• Material shown
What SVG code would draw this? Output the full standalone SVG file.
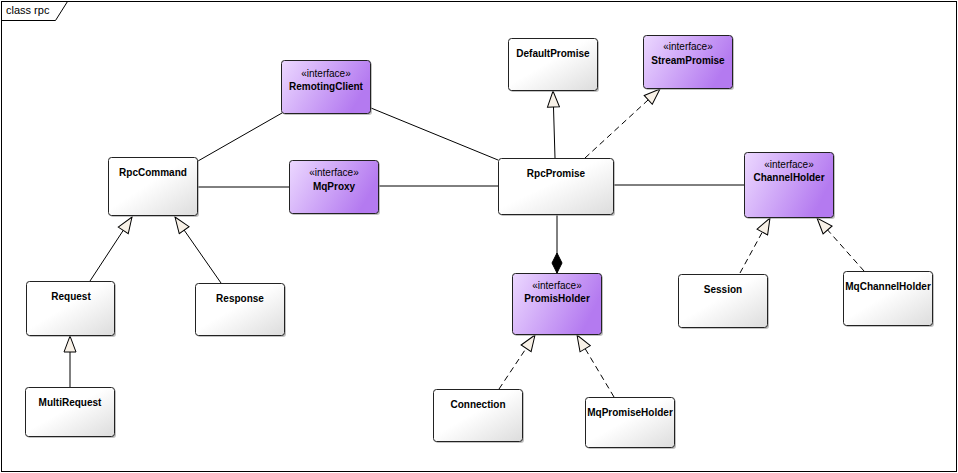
<svg xmlns="http://www.w3.org/2000/svg" width="958" height="473" viewBox="0 0 958 473">
<defs>
<linearGradient id="gCls" x1="0" y1="0" x2="1" y2="1">
<stop offset="0" stop-color="#ffffff"/>
<stop offset="0.45" stop-color="#ffffff"/>
<stop offset="1" stop-color="#dcdcdc"/>
</linearGradient>
<linearGradient id="gInt" x1="0" y1="0" x2="1" y2="0.35">
<stop offset="0" stop-color="#ecd8ff"/>
<stop offset="1" stop-color="#b47af0"/>
</linearGradient>
<marker id="gen" markerWidth="18" markerHeight="14" viewBox="0 0 18 14" refX="17" refY="7" orient="auto" markerUnits="userSpaceOnUse">
<path d="M1,1 L17,7 L1,13 Z" fill="#f8f1e7" stroke="#000" stroke-width="1"/>
</marker>
<marker id="comp" markerWidth="22" markerHeight="12" viewBox="0 0 22 12" refX="21" refY="6" orient="auto" markerUnits="userSpaceOnUse">
<path d="M1,6 L11,1 L21,6 L11,11 Z" fill="#000" stroke="#000" stroke-width="1"/>
</marker>
</defs>
<style>
.frame{fill:#fff;stroke:#000;stroke-width:1}
.cls{fill:url(#gCls);stroke:#222;stroke-width:1}
.int{fill:url(#gInt);stroke:#222;stroke-width:1}
.sh{fill:#9a9a9a;opacity:0.6}
.t{font-family:"Liberation Sans",Arial,sans-serif;font-size:10px;font-weight:bold;fill:#000;text-anchor:middle}
.st{font-family:"Liberation Sans",Arial,sans-serif;font-size:10px;fill:#000;text-anchor:middle}
.ft{font-family:"Liberation Sans",Arial,sans-serif;font-size:11px;fill:#000}
.ln{fill:none;stroke:#000;stroke-width:1}
.dash{stroke-dasharray:6,4}
</style>
<rect width="958" height="473" fill="#fff"/>
<g id="frame">
<rect class="frame" x="1.5" y="1.5" width="955" height="470"/>
<path d="M1.5,20.5 L55.5,20.5 L67.5,1.5" fill="none" stroke="#000" stroke-width="1"/>
<text class="ft" x="6" y="14">class rpc</text>
</g>
<g id="connectors">
<line class="ln" x1="198" y1="161" x2="282" y2="113"/>
<line class="ln" x1="371" y1="108" x2="498" y2="160"/>
<line class="ln" x1="198" y1="187" x2="289" y2="187"/>
<line class="ln" x1="379" y1="186" x2="498" y2="186"/>
<line class="ln" x1="613" y1="185" x2="744" y2="185"/>
<line class="ln" x1="555" y1="158" x2="553" y2="91" marker-end="url(#gen)"/>
<line class="ln dash" x1="585" y1="158" x2="660" y2="89" marker-end="url(#gen)"/>
<line class="ln" x1="557" y1="214" x2="557" y2="273" marker-end="url(#comp)"/>
<line class="ln dash" x1="499" y1="389" x2="535" y2="335" marker-end="url(#gen)"/>
<line class="ln dash" x1="614" y1="397" x2="577" y2="335" marker-end="url(#gen)"/>
<line class="ln dash" x1="740" y1="273" x2="770" y2="218" marker-end="url(#gen)"/>
<line class="ln dash" x1="864" y1="271" x2="817" y2="218" marker-end="url(#gen)"/>
<line class="ln" x1="90" y1="281" x2="132" y2="217" marker-end="url(#gen)"/>
<line class="ln" x1="221" y1="283" x2="175" y2="217" marker-end="url(#gen)"/>
<line class="ln" x1="70" y1="387" x2="70" y2="336" marker-end="url(#gen)"/>
</g>
<g id="RpcCommand">
<rect class="sh" x="110" y="159" width="89" height="58" rx="3"/>
<rect class="cls" x="108.5" y="157.5" width="89" height="58" rx="3"/>
<text class="t" x="153" y="176">RpcCommand</text>
</g>
<g id="RemotingClient">
<rect class="sh" x="283" y="62" width="89" height="53" rx="3"/>
<rect class="int" x="281.5" y="60.5" width="89" height="53" rx="3"/>
<text class="st" x="326" y="77">«interface»</text>
<text class="t" x="326" y="90">RemotingClient</text>
</g>
<g id="MqProxy">
<rect class="sh" x="291" y="162" width="89" height="53" rx="3"/>
<rect class="int" x="289.5" y="160.5" width="89" height="53" rx="3"/>
<text class="st" x="334" y="176">«interface»</text>
<text class="t" x="334" y="190">MqProxy</text>
</g>
<g id="DefaultPromise">
<rect class="sh" x="510" y="40" width="89" height="52" rx="3"/>
<rect class="cls" x="508.5" y="38.5" width="89" height="52" rx="3"/>
<text class="t" x="553" y="57">DefaultPromise</text>
</g>
<g id="StreamPromise">
<rect class="sh" x="645" y="37" width="89" height="53" rx="3"/>
<rect class="int" x="643.5" y="35.5" width="89" height="53" rx="3"/>
<text class="st" x="688" y="50">«interface»</text>
<text class="t" x="688" y="64">StreamPromise</text>
</g>
<g id="RpcPromise">
<rect class="sh" x="500" y="160" width="115" height="56" rx="3"/>
<rect class="cls" x="498.5" y="158.5" width="115" height="56" rx="3"/>
<text class="t" x="556" y="177">RpcPromise</text>
</g>
<g id="ChannelHolder">
<rect class="sh" x="746" y="154" width="89" height="65" rx="3"/>
<rect class="int" x="744.5" y="152.5" width="89" height="65" rx="3"/>
<text class="st" x="789" y="168">«interface»</text>
<text class="t" x="789" y="181">ChannelHolder</text>
</g>
<g id="PromisHolder">
<rect class="sh" x="514" y="275" width="89" height="61" rx="3"/>
<rect class="int" x="512.5" y="273.5" width="89" height="61" rx="3"/>
<text class="st" x="557" y="289">«interface»</text>
<text class="t" x="557" y="302">PromisHolder</text>
</g>
<g id="Request">
<rect class="sh" x="28" y="283" width="88" height="54" rx="3"/>
<rect class="cls" x="26.5" y="281.5" width="88" height="54" rx="3"/>
<text class="t" x="71" y="300">Request</text>
</g>
<g id="Response">
<rect class="sh" x="197" y="285" width="89" height="52" rx="3"/>
<rect class="cls" x="195.5" y="283.5" width="89" height="52" rx="3"/>
<text class="t" x="240" y="302">Response</text>
</g>
<g id="MultiRequest">
<rect class="sh" x="27" y="389" width="89" height="49" rx="3"/>
<rect class="cls" x="25.5" y="387.5" width="89" height="49" rx="3"/>
<text class="t" x="70" y="406">MultiRequest</text>
</g>
<g id="Connection">
<rect class="sh" x="435" y="391" width="89" height="52" rx="3"/>
<rect class="cls" x="433.5" y="389.5" width="89" height="52" rx="3"/>
<text class="t" x="478" y="408">Connection</text>
</g>
<g id="MqPromiseHolder">
<rect class="sh" x="587" y="399" width="89" height="50" rx="3"/>
<rect class="cls" x="585.5" y="397.5" width="89" height="50" rx="3"/>
<text class="t" x="630" y="416">MqPromiseHolder</text>
</g>
<g id="Session">
<rect class="sh" x="680" y="276" width="89" height="53" rx="3"/>
<rect class="cls" x="678.5" y="274.5" width="89" height="53" rx="3"/>
<text class="t" x="723" y="293">Session</text>
</g>
<g id="MqChannelHolder">
<rect class="sh" x="845" y="273" width="89" height="54" rx="3"/>
<rect class="cls" x="843.5" y="271.5" width="89" height="54" rx="3"/>
<text class="t" x="888" y="290">MqChannelHolder</text>
</g>
</svg>
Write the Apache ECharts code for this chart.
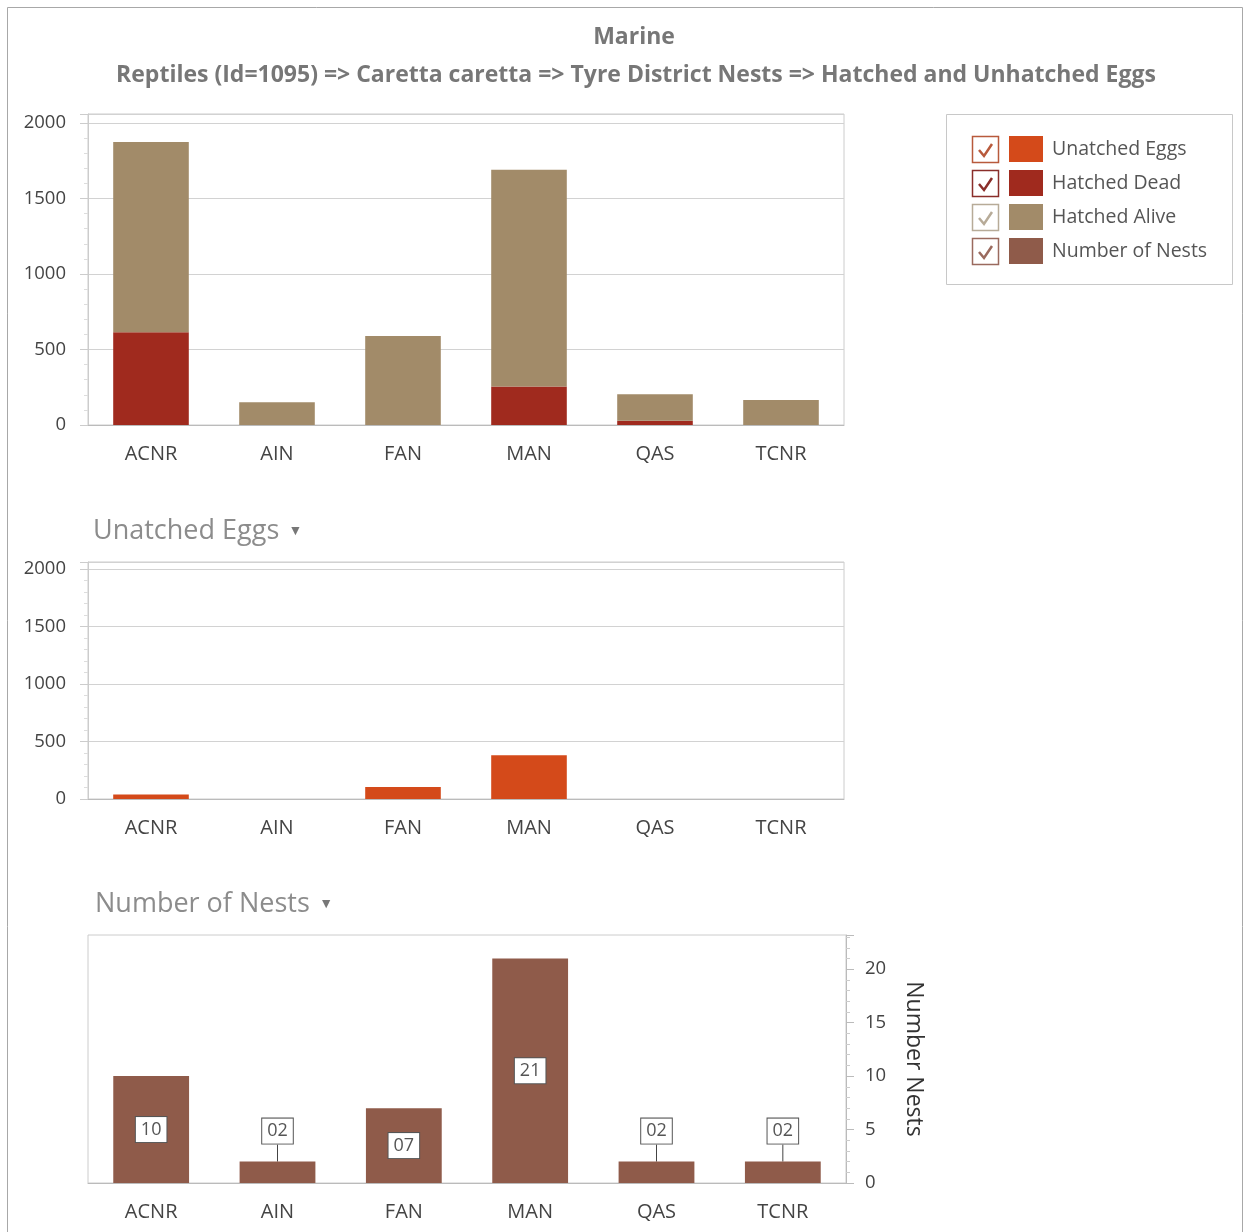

• What needs to be done
Restate each entry word for word, please, but drop any images it holds.

• Solved problem
What SVG code would draw this? Output the full standalone SVG file.
<svg xmlns="http://www.w3.org/2000/svg" width="958" height="473" viewBox="0 0 958 473">
<defs>
<linearGradient id="gCls" x1="0" y1="0" x2="1" y2="1">
<stop offset="0" stop-color="#ffffff"/>
<stop offset="0.45" stop-color="#ffffff"/>
<stop offset="1" stop-color="#dcdcdc"/>
</linearGradient>
<linearGradient id="gInt" x1="0" y1="0" x2="1" y2="0.35">
<stop offset="0" stop-color="#ecd8ff"/>
<stop offset="1" stop-color="#b47af0"/>
</linearGradient>
<marker id="gen" markerWidth="18" markerHeight="14" viewBox="0 0 18 14" refX="17" refY="7" orient="auto" markerUnits="userSpaceOnUse">
<path d="M1,1 L17,7 L1,13 Z" fill="#f8f1e7" stroke="#000" stroke-width="1"/>
</marker>
<marker id="comp" markerWidth="22" markerHeight="12" viewBox="0 0 22 12" refX="21" refY="6" orient="auto" markerUnits="userSpaceOnUse">
<path d="M1,6 L11,1 L21,6 L11,11 Z" fill="#000" stroke="#000" stroke-width="1"/>
</marker>
</defs>
<style>
.frame{fill:#fff;stroke:#000;stroke-width:1}
.cls{fill:url(#gCls);stroke:#222;stroke-width:1}
.int{fill:url(#gInt);stroke:#222;stroke-width:1}
.sh{fill:#9a9a9a;opacity:0.6}
.t{font-family:"Liberation Sans",Arial,sans-serif;font-size:10px;font-weight:bold;fill:#000;text-anchor:middle}
.st{font-family:"Liberation Sans",Arial,sans-serif;font-size:10px;fill:#000;text-anchor:middle}
.ft{font-family:"Liberation Sans",Arial,sans-serif;font-size:11px;fill:#000}
.ln{fill:none;stroke:#000;stroke-width:1}
.dash{stroke-dasharray:6,4}
</style>
<rect width="958" height="473" fill="#fff"/>
<g id="frame">
<rect class="frame" x="1.5" y="1.5" width="955" height="470"/>
<path d="M1.5,20.5 L55.5,20.5 L67.5,1.5" fill="none" stroke="#000" stroke-width="1"/>
<text class="ft" x="6" y="14">class rpc</text>
</g>
<g id="connectors">
<line class="ln" x1="198" y1="161" x2="282" y2="113"/>
<line class="ln" x1="371" y1="108" x2="498" y2="160"/>
<line class="ln" x1="198" y1="187" x2="289" y2="187"/>
<line class="ln" x1="379" y1="186" x2="498" y2="186"/>
<line class="ln" x1="613" y1="185" x2="744" y2="185"/>
<line class="ln" x1="555" y1="158" x2="553" y2="91" marker-end="url(#gen)"/>
<line class="ln dash" x1="585" y1="158" x2="660" y2="89" marker-end="url(#gen)"/>
<line class="ln" x1="557" y1="214" x2="557" y2="273" marker-end="url(#comp)"/>
<line class="ln dash" x1="499" y1="389" x2="535" y2="335" marker-end="url(#gen)"/>
<line class="ln dash" x1="614" y1="397" x2="577" y2="335" marker-end="url(#gen)"/>
<line class="ln dash" x1="740" y1="273" x2="770" y2="218" marker-end="url(#gen)"/>
<line class="ln dash" x1="864" y1="271" x2="817" y2="218" marker-end="url(#gen)"/>
<line class="ln" x1="90" y1="281" x2="132" y2="217" marker-end="url(#gen)"/>
<line class="ln" x1="221" y1="283" x2="175" y2="217" marker-end="url(#gen)"/>
<line class="ln" x1="70" y1="387" x2="70" y2="336" marker-end="url(#gen)"/>
</g>
<g id="RpcCommand">
<rect class="sh" x="110" y="159" width="89" height="58" rx="3"/>
<rect class="cls" x="108.5" y="157.5" width="89" height="58" rx="3"/>
<text class="t" x="153" y="176">RpcCommand</text>
</g>
<g id="RemotingClient">
<rect class="sh" x="283" y="62" width="89" height="53" rx="3"/>
<rect class="int" x="281.5" y="60.5" width="89" height="53" rx="3"/>
<text class="st" x="326" y="77">«interface»</text>
<text class="t" x="326" y="90">RemotingClient</text>
</g>
<g id="MqProxy">
<rect class="sh" x="291" y="162" width="89" height="53" rx="3"/>
<rect class="int" x="289.5" y="160.5" width="89" height="53" rx="3"/>
<text class="st" x="334" y="176">«interface»</text>
<text class="t" x="334" y="190">MqProxy</text>
</g>
<g id="DefaultPromise">
<rect class="sh" x="510" y="40" width="89" height="52" rx="3"/>
<rect class="cls" x="508.5" y="38.5" width="89" height="52" rx="3"/>
<text class="t" x="553" y="57">DefaultPromise</text>
</g>
<g id="StreamPromise">
<rect class="sh" x="645" y="37" width="89" height="53" rx="3"/>
<rect class="int" x="643.5" y="35.5" width="89" height="53" rx="3"/>
<text class="st" x="688" y="50">«interface»</text>
<text class="t" x="688" y="64">StreamPromise</text>
</g>
<g id="RpcPromise">
<rect class="sh" x="500" y="160" width="115" height="56" rx="3"/>
<rect class="cls" x="498.5" y="158.5" width="115" height="56" rx="3"/>
<text class="t" x="556" y="177">RpcPromise</text>
</g>
<g id="ChannelHolder">
<rect class="sh" x="746" y="154" width="89" height="65" rx="3"/>
<rect class="int" x="744.5" y="152.5" width="89" height="65" rx="3"/>
<text class="st" x="789" y="168">«interface»</text>
<text class="t" x="789" y="181">ChannelHolder</text>
</g>
<g id="PromisHolder">
<rect class="sh" x="514" y="275" width="89" height="61" rx="3"/>
<rect class="int" x="512.5" y="273.5" width="89" height="61" rx="3"/>
<text class="st" x="557" y="289">«interface»</text>
<text class="t" x="557" y="302">PromisHolder</text>
</g>
<g id="Request">
<rect class="sh" x="28" y="283" width="88" height="54" rx="3"/>
<rect class="cls" x="26.5" y="281.5" width="88" height="54" rx="3"/>
<text class="t" x="71" y="300">Request</text>
</g>
<g id="Response">
<rect class="sh" x="197" y="285" width="89" height="52" rx="3"/>
<rect class="cls" x="195.5" y="283.5" width="89" height="52" rx="3"/>
<text class="t" x="240" y="302">Response</text>
</g>
<g id="MultiRequest">
<rect class="sh" x="27" y="389" width="89" height="49" rx="3"/>
<rect class="cls" x="25.5" y="387.5" width="89" height="49" rx="3"/>
<text class="t" x="70" y="406">MultiRequest</text>
</g>
<g id="Connection">
<rect class="sh" x="435" y="391" width="89" height="52" rx="3"/>
<rect class="cls" x="433.5" y="389.5" width="89" height="52" rx="3"/>
<text class="t" x="478" y="408">Connection</text>
</g>
<g id="MqPromiseHolder">
<rect class="sh" x="587" y="399" width="89" height="50" rx="3"/>
<rect class="cls" x="585.5" y="397.5" width="89" height="50" rx="3"/>
<text class="t" x="630" y="416">MqPromiseHolder</text>
</g>
<g id="Session">
<rect class="sh" x="680" y="276" width="89" height="53" rx="3"/>
<rect class="cls" x="678.5" y="274.5" width="89" height="53" rx="3"/>
<text class="t" x="723" y="293">Session</text>
</g>
<g id="MqChannelHolder">
<rect class="sh" x="845" y="273" width="89" height="54" rx="3"/>
<rect class="cls" x="843.5" y="271.5" width="89" height="54" rx="3"/>
<text class="t" x="888" y="290">MqChannelHolder</text>
</g>
</svg>
Write the Apache ECharts code for this chart.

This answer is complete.